- The task: Among the lines of the listing below, retype exactly those from the one containing "Reproduce this chart with D3.js." through the one containing "var y = d3.scaleLinear().domain([0, 1]).range([pBottom, pTop]);", both included. Do not include pictures.

[Rows from a dataset of charts and code]
☆ ☆ ☆

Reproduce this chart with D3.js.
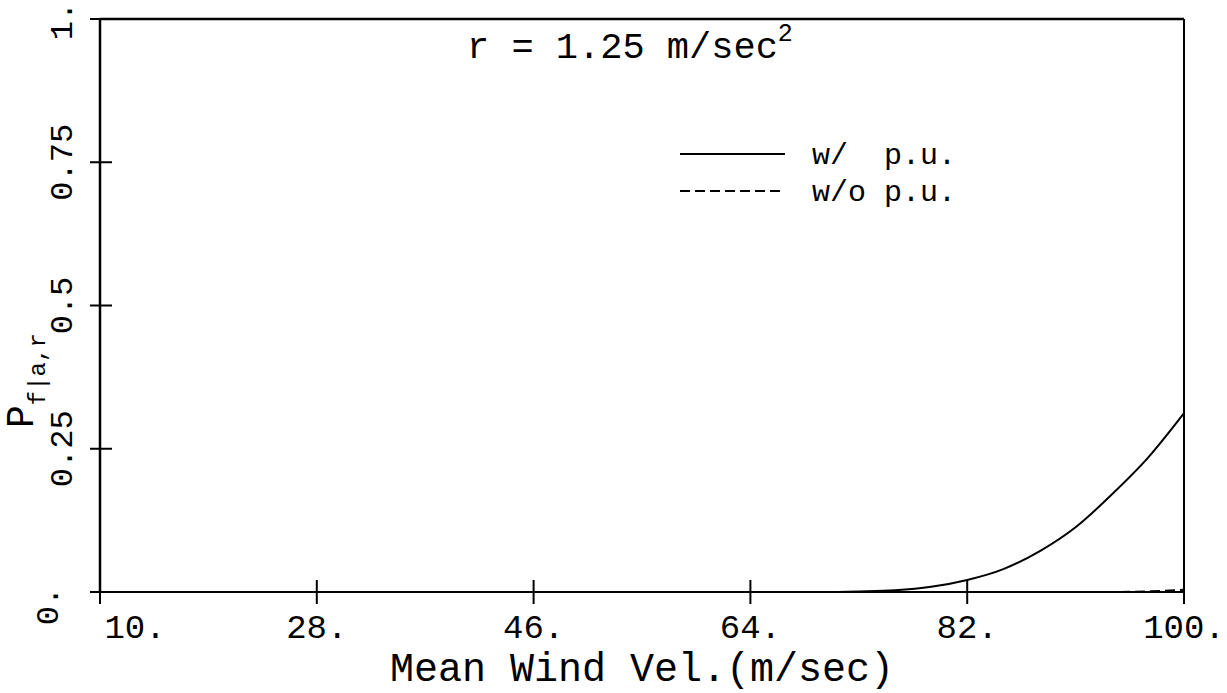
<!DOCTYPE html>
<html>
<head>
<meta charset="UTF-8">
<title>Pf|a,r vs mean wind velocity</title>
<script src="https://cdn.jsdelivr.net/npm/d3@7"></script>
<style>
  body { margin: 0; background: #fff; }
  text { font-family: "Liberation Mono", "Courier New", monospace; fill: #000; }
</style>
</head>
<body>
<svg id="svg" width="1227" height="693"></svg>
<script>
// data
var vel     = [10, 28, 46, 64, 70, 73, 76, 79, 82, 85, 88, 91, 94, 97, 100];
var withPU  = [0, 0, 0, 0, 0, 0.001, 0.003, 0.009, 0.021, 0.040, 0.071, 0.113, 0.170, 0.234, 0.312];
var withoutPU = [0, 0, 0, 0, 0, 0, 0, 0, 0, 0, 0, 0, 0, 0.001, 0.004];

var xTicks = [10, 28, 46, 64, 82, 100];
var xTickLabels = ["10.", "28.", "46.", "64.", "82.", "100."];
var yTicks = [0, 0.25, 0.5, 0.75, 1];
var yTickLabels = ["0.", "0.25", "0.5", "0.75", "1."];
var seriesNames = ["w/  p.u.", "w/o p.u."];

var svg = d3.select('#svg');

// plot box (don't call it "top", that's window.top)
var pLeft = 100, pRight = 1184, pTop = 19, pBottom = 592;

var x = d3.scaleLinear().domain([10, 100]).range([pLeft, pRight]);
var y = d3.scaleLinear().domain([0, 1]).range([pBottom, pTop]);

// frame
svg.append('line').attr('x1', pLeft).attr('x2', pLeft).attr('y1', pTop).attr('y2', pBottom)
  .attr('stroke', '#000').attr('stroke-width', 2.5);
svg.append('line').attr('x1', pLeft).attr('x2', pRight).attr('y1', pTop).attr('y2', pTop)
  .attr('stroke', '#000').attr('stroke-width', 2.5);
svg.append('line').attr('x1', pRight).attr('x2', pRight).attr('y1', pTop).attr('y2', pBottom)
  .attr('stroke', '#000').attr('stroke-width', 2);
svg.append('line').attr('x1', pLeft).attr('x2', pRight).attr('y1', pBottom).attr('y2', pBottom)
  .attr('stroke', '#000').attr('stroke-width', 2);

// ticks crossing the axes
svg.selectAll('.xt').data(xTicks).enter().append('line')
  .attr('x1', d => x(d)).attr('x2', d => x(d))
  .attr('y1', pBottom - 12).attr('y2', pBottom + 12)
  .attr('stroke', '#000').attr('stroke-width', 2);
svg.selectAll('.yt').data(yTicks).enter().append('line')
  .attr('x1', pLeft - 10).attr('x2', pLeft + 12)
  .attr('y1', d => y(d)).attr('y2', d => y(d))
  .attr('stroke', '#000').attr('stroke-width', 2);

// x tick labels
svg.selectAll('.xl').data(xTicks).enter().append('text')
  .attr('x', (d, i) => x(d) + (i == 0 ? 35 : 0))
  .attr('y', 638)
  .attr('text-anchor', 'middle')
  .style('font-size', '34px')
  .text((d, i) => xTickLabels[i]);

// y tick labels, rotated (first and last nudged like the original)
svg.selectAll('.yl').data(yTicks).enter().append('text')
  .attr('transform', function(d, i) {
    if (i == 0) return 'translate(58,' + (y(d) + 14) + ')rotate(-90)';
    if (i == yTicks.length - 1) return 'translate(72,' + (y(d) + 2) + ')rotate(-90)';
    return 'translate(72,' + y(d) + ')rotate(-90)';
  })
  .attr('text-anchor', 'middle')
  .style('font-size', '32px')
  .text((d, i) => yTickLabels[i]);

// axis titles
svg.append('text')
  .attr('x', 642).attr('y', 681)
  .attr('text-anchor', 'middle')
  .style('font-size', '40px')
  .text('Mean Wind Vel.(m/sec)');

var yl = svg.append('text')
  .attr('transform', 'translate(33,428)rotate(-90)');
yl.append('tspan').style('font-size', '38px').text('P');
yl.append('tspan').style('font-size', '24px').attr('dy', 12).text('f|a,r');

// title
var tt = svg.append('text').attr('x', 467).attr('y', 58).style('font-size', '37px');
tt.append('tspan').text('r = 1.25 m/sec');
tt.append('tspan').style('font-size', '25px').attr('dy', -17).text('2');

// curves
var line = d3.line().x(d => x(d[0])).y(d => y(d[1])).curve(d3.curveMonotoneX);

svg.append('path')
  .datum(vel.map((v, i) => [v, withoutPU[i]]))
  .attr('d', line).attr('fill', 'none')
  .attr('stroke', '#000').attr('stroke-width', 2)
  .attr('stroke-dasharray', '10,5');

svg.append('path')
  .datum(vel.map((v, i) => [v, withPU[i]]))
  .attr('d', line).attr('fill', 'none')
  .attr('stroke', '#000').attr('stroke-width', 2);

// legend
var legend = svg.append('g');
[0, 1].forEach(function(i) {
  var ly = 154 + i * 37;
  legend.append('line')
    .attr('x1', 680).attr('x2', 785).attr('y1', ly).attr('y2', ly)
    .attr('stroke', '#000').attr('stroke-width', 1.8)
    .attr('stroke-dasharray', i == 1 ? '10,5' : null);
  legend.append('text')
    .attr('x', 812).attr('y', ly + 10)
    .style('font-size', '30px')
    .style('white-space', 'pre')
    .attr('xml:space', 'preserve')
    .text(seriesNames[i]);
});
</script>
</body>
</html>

☆ ☆ ☆

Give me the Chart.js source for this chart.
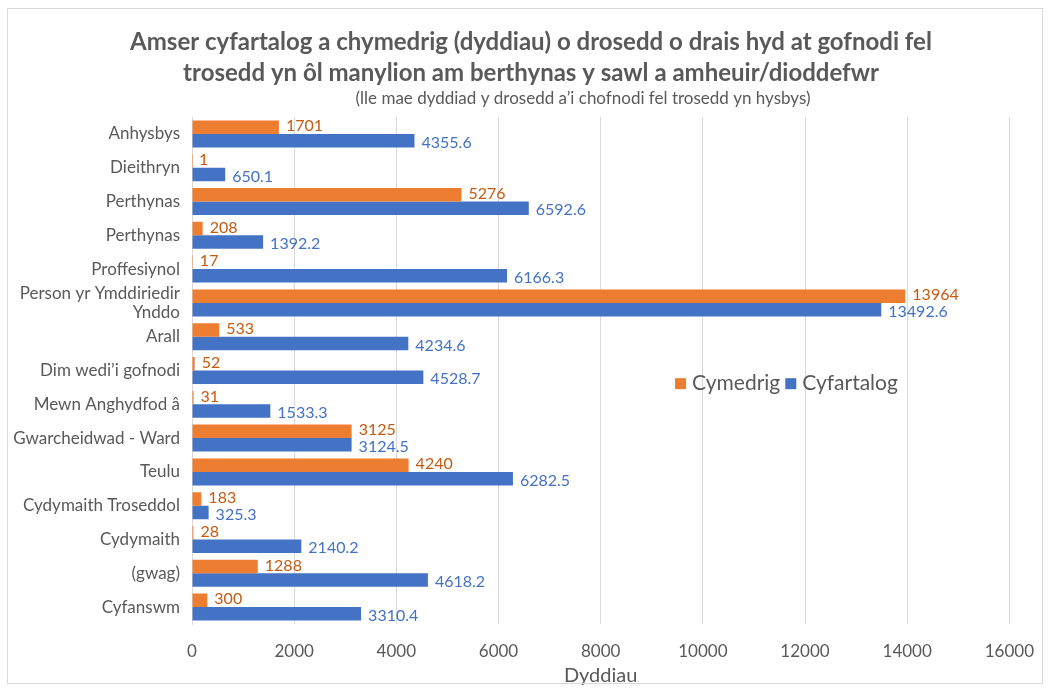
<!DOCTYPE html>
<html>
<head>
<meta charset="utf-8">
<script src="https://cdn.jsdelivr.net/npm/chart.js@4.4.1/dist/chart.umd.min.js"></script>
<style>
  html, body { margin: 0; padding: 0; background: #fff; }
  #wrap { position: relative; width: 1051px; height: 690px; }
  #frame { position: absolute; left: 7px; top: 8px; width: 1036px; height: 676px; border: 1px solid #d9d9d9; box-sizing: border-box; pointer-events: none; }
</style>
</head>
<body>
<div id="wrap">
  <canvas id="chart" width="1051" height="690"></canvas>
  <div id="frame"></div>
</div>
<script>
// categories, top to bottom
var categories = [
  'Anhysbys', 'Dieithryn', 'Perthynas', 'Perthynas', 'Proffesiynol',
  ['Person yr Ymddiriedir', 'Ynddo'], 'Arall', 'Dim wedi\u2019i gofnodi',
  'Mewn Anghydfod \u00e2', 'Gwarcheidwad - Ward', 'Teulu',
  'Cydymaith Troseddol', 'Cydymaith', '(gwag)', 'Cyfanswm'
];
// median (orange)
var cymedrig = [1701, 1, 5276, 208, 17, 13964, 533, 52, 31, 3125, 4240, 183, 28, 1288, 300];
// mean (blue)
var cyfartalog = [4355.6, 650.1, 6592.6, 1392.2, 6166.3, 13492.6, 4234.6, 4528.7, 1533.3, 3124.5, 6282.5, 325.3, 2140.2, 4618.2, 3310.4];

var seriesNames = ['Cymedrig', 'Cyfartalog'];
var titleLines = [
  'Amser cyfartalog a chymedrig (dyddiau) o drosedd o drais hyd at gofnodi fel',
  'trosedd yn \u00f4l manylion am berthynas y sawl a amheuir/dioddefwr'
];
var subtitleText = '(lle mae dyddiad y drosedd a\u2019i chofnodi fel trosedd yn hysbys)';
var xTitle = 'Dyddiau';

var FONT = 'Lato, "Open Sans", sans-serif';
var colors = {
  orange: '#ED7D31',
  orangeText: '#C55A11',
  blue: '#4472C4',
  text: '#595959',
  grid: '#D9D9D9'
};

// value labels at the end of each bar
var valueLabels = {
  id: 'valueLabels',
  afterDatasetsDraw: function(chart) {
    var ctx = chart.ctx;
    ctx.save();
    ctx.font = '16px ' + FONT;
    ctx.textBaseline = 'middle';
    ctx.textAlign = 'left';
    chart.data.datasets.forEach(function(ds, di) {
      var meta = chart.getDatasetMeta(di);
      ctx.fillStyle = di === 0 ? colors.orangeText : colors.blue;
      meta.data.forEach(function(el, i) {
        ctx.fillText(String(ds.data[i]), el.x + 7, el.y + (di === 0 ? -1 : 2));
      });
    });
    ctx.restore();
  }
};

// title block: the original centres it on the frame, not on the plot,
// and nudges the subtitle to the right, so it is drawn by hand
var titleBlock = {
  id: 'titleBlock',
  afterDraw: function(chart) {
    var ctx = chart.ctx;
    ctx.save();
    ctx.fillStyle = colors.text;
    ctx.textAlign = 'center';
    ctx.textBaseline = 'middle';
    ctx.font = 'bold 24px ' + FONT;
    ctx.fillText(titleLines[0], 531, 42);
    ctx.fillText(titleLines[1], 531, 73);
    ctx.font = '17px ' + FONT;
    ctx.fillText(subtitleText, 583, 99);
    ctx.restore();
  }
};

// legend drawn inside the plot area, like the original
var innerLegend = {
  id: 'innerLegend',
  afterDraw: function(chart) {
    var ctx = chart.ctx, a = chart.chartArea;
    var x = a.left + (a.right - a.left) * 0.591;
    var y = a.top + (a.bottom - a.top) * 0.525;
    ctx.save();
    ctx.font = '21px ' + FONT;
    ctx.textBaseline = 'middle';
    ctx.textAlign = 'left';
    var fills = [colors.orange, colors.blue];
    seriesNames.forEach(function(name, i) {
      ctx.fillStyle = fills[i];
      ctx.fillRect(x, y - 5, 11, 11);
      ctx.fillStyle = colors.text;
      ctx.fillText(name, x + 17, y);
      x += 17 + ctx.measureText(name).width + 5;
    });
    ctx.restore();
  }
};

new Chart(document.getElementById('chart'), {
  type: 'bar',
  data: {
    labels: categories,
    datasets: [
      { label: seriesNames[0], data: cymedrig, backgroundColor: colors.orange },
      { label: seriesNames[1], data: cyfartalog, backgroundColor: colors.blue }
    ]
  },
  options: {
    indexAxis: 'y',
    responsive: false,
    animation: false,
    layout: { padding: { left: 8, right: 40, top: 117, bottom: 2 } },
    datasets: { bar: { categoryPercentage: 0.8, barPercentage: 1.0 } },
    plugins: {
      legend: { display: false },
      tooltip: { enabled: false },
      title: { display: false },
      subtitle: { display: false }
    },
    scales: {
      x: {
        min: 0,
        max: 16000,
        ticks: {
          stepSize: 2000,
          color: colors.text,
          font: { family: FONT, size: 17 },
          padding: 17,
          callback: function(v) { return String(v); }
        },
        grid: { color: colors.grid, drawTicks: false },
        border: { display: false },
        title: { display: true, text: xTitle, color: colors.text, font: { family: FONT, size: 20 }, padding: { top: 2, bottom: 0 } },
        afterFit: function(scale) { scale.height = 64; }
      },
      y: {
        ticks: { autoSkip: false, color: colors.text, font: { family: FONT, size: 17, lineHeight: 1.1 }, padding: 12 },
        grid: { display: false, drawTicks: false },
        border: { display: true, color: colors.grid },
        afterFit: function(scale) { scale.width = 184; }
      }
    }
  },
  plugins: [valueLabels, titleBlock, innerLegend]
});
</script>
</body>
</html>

☆ ☆ ☆

- The completed task:
Reproduce this chart with D3.js.
<!DOCTYPE html>
<html>
<head>
<meta charset="UTF-8">
<title>Pf|a,r vs mean wind velocity</title>
<script src="https://cdn.jsdelivr.net/npm/d3@7"></script>
<style>
  body { margin: 0; background: #fff; }
  text { font-family: "Liberation Mono", "Courier New", monospace; fill: #000; }
</style>
</head>
<body>
<svg id="svg" width="1227" height="693"></svg>
<script>
// data
var vel     = [10, 28, 46, 64, 70, 73, 76, 79, 82, 85, 88, 91, 94, 97, 100];
var withPU  = [0, 0, 0, 0, 0, 0.001, 0.003, 0.009, 0.021, 0.040, 0.071, 0.113, 0.170, 0.234, 0.312];
var withoutPU = [0, 0, 0, 0, 0, 0, 0, 0, 0, 0, 0, 0, 0, 0.001, 0.004];

var xTicks = [10, 28, 46, 64, 82, 100];
var xTickLabels = ["10.", "28.", "46.", "64.", "82.", "100."];
var yTicks = [0, 0.25, 0.5, 0.75, 1];
var yTickLabels = ["0.", "0.25", "0.5", "0.75", "1."];
var seriesNames = ["w/  p.u.", "w/o p.u."];

var svg = d3.select('#svg');

// plot box (don't call it "top", that's window.top)
var pLeft = 100, pRight = 1184, pTop = 19, pBottom = 592;

var x = d3.scaleLinear().domain([10, 100]).range([pLeft, pRight]);
var y = d3.scaleLinear().domain([0, 1]).range([pBottom, pTop]);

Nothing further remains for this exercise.